Trademark registration basis
There are only two bases for a registering a trademark in the US:
- use in US commerce [Section 1(a) – see TMEP Section 900];
- foreign registration [Section 44(e) – see TMEP Section 1004].
A US trademark application cannot mature into a registration without at least one valid registration basis.
Since a Section 1(a) use in commerce may also serve as a filing basis, it is helpful to keep the distinction clear between a filing basis and a registration basis.
How does a registration basis differ from a filing basis?
Upon initial filing, a US trademark application must identify at least one filing basis. In addition to the two bases above, other filing bases include:
- Intent-To-Use [Section 1(b)]; and
- Foreign priority claim [Section 44(d)].
A filing basis serves as the statutory right for an applicant to file a US trademark application. It’s the answer to the question: Why is the applicant entitled to file a US trademark?
A registration basis, on the other hand, answers the question: Why is the applicant entitled to a US registration of the mark applied for?
What is a Section 1(a) use registration basis?
If an applicant has adequately shown use in US commerce of the mark on the goods and/or services identified in the trademark application, then the applicant will satisfy a necessary condition for registration of the mark [see TMEP Section 901]. Note that usage of the mark is not the only condition for registration. There are other critical factors (e.g., no likelihood of confusion, not generic or merely descriptive, etc.).
What is a Section 44(e) foreign registration basis?
An applicant can bypass the requirement of showing use in US commerce by relying on a foreign registration for the same mark with the same scope of goods and services. Keep in mind that an applicant seeking to rely on a foreign registration from the outset must still allege an Intent-To-Use (ITU) filing basis upon the initial filing of the trademark application.
While the scope of goods and services in the US application cannot exceed that of the foreign registration, the scope in the US application may be lesser than the foreign registration’s scope (e.g., the US application may identify fewer goods and services than those in the foreign registration).
When can a foreign registration basis be added?
It is preferable to add a Section 44(e) foreign registration basis prior to publication of the mark.

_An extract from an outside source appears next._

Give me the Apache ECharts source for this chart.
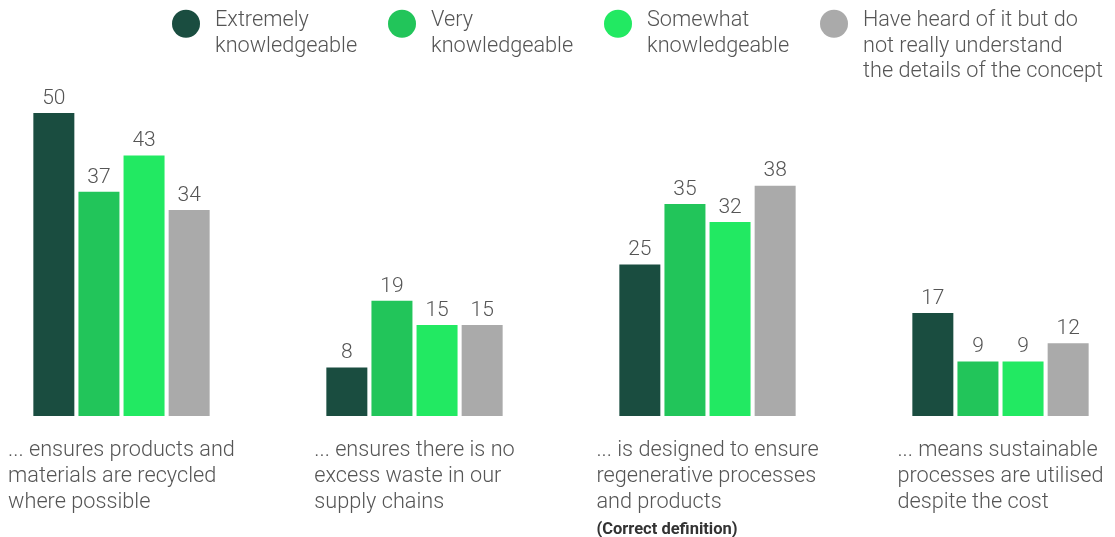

After publication or the issuance of a Notice of Allowance, the applicant must file a petition to the Director to allow the examining attorney to consider the amendment [see TMEP Section 806.03].
If the applicant has a counterpart foreign application for the same mark that is approaching registration, then the timing of adding the foreign registration basis will obviously depend upon the registration date of the foreign mark.
When an applicant adds Section 44(e) as a registration basis, the applicant must file a copy of the foreign registration and an English translation if the foreign registration is not in English. If such an amendment is filed before publication, the applicant must also indicate if they’re still relying on the Section 1(b) Intent-To-Use or if the Section 1(b) basis should be replaced with the foreign registration.